Required task: Leave out the pictures, then reproduce the rest of the material exactly.

Information shown:

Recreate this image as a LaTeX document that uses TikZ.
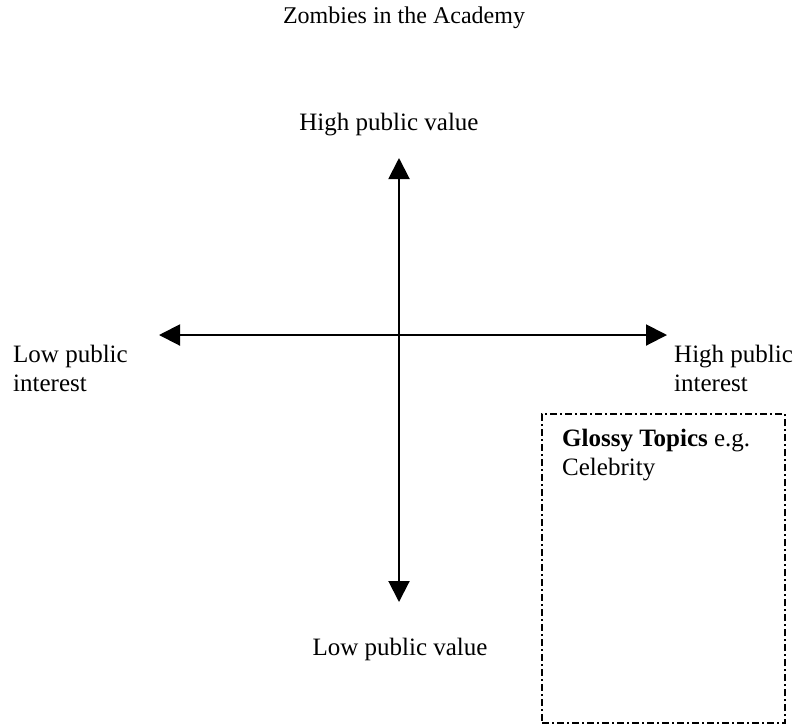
\documentclass[tikz,border=0pt]{standalone}
\usepackage{fontspec}
\setmainfont{Liberation Serif}
\usetikzlibrary{arrows.meta}
\tikzset{>={Triangle[length=21pt,width=21pt]},every node/.style={font=\fontsize{25}{29}\selectfont,inner sep=0pt},axis/.style={line width=2pt,<->},glossy/.style={draw,line width=2pt,dash pattern=on 7pt off 3pt on 2pt off 3pt}}
\begin{document}
\begin{tikzpicture}[x=1pt,y=-1pt]
\useasboundingbox (0,0) rectangle (799,724);
\node[anchor=base,font=\fontsize{24}{28}\selectfont] (title) at (404,23){Zombies in the Academy};
\coordinate (top) at (399,158);\coordinate (bottom) at (399,602);\coordinate (left) at (159,335);\coordinate (right) at (667,335);
\draw[axis] (bottom)--(top);\draw[axis] (left)--(right);
\node[anchor=base] (highval) at (389,130){High public value};\node[anchor=base] (lowval) at (400,655){Low public value};
\node[anchor=north west,align=left] (lowint) at (13,345){Low public\\interest};
\node[anchor=north west,align=left] (highint) at (674,345){High public\\interest};
\node[glossy,anchor=north west,minimum width=243pt,minimum height=309pt] (glossybox) at (541,413){};
\node[anchor=north west,align=left] (glossytxt) at (562,429){\textbf{Glossy Topics} e.g.\\Celebrity};
\end{tikzpicture}
\end{document}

Output below:
Recreate this image as a LaTeX document that uses TikZ.
\documentclass[tikz,border=0pt]{standalone}
\usepackage{fontspec}
\setmainfont{Liberation Serif}
\usetikzlibrary{arrows.meta}
\tikzset{>={Triangle[length=21pt,width=21pt]},every node/.style={font=\fontsize{25}{29}\selectfont,inner sep=0pt},axis/.style={line width=2pt,<->},glossy/.style={draw,line width=2pt,dash pattern=on 7pt off 3pt on 2pt off 3pt}}
\begin{document}
\begin{tikzpicture}[x=1pt,y=-1pt]
\useasboundingbox (0,0) rectangle (799,724);
\node[anchor=base,font=\fontsize{24}{28}\selectfont] (title) at (404,23){Zombies in the Academy};
\coordinate (top) at (399,158);\coordinate (bottom) at (399,602);\coordinate (left) at (159,335);\coordinate (right) at (667,335);
\draw[axis] (bottom)--(top);\draw[axis] (left)--(right);
\node[anchor=base] (highval) at (389,130){High public value};\node[anchor=base] (lowval) at (400,655){Low public value};
\node[anchor=north west,align=left] (lowint) at (13,345){Low public\\interest};
\node[anchor=north west,align=left] (highint) at (674,345){High public\\interest};
\node[glossy,anchor=north west,minimum width=243pt,minimum height=309pt] (glossybox) at (541,413){};
\node[anchor=north west,align=left] (glossytxt) at (562,429){\textbf{Glossy Topics} e.g.\\Celebrity};
\end{tikzpicture}
\end{document}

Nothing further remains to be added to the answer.